The George Foster Peabody Awards’ 70th annual search for excellence in electronic media has begun. The awards program administered by the University of Georgia says more than 100,000 call for entries alerts have been mailed worldwide.
Original broadcast, cablecast and webcast programs presented in the calendar year 2010 are eligible for the prestigious honor. The entry deadline is Friday, January 14, 2011. Entrants may apply online at www.peabody.uga.edu.
The Peabody Awards, established in 1940 and administered by the University of Georgia Grady College of Journalism and Mass Communication, are the oldest honor in television and radio. Today the Peabody recognizes distinguished achievement and meritorious public service by television and radio stations, networks, producing organizations, individuals and the World Wide Web.
The 69th Annual Peabody Awards were emceed by Diane Sawyer, anchor of ABC’s World News, at New York’s Waldorf=Astoria Hotel. Award recipients ranged from Frontline’s investigative recap of The Madoff Affair to ABC’s shrewd and warm-hearted comedy, Modern Family. Also winning Peabodys were Between the Folds, an Independent Lens documentary about the art of origami, and A Hidden America: Children of the Mountains, an ABC News report on Third World conditions in Appalachia.

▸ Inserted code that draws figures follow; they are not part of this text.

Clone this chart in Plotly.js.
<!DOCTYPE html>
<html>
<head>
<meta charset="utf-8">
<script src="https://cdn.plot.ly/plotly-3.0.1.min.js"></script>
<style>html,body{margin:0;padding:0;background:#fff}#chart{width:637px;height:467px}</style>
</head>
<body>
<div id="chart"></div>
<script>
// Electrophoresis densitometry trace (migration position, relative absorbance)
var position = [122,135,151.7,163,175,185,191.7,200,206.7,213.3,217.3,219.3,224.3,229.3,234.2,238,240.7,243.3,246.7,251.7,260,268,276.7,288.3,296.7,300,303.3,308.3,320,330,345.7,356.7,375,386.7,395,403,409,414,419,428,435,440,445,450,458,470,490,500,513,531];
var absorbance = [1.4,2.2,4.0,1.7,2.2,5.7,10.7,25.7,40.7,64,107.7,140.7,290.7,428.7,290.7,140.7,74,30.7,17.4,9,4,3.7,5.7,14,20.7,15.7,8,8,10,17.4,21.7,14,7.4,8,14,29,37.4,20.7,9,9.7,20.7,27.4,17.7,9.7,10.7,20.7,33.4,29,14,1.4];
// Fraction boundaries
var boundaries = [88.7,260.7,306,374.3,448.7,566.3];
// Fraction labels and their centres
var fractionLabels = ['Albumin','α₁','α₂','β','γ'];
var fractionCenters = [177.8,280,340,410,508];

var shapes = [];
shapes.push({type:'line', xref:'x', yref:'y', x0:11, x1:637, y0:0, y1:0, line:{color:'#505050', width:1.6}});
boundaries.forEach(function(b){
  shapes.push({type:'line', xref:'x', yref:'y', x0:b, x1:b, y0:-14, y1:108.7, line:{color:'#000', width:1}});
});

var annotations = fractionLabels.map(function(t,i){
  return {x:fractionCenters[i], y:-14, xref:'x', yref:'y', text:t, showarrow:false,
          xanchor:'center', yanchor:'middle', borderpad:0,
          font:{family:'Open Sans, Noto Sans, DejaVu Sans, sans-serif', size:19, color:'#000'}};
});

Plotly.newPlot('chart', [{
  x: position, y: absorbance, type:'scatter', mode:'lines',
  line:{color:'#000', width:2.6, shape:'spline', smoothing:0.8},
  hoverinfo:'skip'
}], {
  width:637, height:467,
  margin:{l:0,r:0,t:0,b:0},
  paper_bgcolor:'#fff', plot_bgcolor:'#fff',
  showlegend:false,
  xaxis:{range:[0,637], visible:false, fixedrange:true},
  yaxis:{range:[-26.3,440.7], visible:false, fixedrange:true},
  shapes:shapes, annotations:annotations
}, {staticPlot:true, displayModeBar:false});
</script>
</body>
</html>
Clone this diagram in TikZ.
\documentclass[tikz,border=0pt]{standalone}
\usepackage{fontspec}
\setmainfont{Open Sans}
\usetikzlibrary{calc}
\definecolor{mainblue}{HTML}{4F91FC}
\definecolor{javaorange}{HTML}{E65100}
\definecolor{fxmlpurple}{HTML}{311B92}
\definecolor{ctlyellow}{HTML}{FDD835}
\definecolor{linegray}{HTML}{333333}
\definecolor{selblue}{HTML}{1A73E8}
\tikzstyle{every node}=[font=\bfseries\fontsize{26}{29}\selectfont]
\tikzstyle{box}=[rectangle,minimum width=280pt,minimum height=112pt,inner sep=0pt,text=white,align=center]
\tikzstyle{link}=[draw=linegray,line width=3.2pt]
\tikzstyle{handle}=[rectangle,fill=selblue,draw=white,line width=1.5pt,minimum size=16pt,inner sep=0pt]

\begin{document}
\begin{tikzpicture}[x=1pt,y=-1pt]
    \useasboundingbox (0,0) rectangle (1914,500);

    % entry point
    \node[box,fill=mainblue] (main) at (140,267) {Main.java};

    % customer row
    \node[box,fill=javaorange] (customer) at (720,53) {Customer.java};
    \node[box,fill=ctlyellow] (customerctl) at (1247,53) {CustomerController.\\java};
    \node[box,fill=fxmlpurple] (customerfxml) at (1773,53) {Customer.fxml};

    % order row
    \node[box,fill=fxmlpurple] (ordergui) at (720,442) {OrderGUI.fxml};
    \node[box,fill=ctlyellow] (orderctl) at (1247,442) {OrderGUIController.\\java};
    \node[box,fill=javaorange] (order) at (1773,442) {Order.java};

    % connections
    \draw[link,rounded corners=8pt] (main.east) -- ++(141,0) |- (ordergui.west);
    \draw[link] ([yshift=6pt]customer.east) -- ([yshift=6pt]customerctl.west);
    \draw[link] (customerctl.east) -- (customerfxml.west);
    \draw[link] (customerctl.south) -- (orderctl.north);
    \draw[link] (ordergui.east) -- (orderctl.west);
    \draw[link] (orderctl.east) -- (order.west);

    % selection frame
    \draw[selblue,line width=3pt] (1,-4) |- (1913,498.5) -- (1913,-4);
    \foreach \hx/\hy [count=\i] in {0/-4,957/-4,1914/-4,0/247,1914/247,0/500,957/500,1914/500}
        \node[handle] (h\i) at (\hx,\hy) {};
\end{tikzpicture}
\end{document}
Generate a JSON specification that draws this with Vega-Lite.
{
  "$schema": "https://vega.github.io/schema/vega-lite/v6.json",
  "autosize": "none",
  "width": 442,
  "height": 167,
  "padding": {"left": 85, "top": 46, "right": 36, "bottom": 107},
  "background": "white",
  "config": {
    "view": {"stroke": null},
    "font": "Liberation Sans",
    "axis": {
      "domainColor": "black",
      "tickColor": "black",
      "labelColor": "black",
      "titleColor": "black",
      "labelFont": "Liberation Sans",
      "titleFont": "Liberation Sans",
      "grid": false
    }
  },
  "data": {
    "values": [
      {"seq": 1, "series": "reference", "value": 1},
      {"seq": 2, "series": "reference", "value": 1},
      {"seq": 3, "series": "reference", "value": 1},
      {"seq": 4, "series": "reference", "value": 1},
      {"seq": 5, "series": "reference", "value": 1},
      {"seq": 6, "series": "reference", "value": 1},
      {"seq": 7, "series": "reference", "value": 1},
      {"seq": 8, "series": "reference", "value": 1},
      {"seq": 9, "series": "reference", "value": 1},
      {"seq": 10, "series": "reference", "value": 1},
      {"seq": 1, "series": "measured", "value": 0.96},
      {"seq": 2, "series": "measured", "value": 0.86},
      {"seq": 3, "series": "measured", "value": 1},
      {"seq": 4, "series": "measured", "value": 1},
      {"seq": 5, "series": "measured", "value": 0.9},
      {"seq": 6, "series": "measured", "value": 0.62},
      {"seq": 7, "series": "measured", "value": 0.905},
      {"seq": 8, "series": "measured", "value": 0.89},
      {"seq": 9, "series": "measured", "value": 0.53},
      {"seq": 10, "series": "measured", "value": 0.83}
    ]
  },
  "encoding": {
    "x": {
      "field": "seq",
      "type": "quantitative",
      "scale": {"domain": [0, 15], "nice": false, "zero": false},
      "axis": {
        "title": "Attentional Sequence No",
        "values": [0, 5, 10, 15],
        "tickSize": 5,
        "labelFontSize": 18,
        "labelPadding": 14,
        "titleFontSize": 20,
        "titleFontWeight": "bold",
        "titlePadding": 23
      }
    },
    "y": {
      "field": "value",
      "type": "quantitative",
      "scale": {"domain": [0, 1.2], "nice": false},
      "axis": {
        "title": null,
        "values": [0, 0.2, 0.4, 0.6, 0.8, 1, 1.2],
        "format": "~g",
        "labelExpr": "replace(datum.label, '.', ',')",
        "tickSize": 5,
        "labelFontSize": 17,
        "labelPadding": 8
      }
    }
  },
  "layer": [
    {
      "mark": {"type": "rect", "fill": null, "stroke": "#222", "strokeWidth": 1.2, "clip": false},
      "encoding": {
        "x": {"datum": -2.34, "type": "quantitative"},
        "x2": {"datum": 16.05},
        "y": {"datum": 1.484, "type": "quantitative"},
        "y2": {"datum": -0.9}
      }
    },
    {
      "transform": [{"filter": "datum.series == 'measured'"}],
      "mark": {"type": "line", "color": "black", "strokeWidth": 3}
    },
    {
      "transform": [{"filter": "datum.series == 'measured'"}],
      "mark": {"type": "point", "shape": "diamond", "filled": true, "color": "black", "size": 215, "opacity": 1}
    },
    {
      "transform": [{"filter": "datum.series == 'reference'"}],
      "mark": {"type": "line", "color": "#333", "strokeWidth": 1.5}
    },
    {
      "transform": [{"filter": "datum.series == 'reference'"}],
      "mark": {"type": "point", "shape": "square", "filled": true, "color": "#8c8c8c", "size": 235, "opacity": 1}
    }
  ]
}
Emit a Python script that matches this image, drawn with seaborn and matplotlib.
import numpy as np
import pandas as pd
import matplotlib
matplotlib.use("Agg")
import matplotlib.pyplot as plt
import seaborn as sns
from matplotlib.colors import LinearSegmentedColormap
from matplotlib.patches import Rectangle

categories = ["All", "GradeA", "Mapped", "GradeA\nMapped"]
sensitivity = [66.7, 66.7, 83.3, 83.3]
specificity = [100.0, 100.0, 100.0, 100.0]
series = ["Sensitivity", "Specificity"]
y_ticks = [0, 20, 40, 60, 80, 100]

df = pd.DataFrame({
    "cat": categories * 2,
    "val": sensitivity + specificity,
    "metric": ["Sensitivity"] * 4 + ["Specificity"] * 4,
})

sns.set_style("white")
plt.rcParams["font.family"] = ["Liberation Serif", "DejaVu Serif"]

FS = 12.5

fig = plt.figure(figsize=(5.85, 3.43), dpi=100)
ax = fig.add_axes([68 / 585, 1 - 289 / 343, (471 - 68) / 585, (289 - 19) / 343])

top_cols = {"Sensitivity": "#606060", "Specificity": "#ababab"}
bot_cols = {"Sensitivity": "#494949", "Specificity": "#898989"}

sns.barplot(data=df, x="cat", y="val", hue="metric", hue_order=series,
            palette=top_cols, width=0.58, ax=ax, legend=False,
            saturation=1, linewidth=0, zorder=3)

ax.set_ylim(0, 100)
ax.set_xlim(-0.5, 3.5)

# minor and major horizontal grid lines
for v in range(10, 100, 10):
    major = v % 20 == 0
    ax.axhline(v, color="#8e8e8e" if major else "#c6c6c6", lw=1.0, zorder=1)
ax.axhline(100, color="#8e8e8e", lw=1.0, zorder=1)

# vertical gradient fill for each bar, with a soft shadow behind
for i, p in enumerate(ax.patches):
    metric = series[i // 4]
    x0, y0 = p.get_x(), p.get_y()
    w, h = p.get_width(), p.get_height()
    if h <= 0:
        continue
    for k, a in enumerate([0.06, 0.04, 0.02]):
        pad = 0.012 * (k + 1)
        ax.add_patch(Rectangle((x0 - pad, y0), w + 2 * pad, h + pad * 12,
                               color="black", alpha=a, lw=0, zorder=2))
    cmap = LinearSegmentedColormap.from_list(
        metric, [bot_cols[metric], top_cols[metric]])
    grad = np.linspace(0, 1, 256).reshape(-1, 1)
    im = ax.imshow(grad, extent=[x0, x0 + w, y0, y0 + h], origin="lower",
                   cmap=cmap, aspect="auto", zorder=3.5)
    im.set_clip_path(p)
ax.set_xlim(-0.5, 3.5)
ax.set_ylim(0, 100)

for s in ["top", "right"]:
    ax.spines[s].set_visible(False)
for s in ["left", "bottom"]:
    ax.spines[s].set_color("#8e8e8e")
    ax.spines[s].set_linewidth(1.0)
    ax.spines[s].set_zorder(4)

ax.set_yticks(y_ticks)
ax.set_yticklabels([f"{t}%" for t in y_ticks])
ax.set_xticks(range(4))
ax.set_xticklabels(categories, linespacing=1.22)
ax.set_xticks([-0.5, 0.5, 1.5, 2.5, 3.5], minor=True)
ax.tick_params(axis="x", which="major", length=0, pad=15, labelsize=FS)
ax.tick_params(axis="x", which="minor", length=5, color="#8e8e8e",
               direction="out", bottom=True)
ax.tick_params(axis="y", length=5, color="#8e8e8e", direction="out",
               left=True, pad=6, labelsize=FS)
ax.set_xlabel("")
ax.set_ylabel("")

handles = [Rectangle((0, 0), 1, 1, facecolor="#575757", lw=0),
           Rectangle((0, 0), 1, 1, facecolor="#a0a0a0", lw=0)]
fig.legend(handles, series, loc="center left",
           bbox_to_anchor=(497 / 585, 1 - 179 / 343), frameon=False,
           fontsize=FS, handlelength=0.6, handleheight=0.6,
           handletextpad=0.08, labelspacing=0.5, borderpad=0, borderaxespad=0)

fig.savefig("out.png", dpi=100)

Peabody Awards went to a number of local television news efforts including Under Fire: Discrimination and Corruption in the Texas National Guard, an investigative series by Houston’s KHOU-TV, and Chronicle: Paul’s Gift, a public-service documentary by WYFF-TV in Greenville, S.C., that personalized the benefits of organ donation.
International winners included Sichuan Earthquake: One Year On, an enterprising follow-up report about the devastation in China by Hong Kong’s Now-TV News; The Day That Lehman Died, a radio docudrama about the financial giant’s collapse from BBC World Service; and I-Witness: Ambulansiyang De Paa (Ambulance on Foot), a report on health care in a remote Philippine region by the GMA Network, Inc.
The Peabody Award, considered the most selective and prestigious honor for electronic media programming, is unique in that there are no categories for entry or nominations. Entries are judged by a 16-member board, which includes television critics, industry practitioners, scholars and experts in culture and fine arts.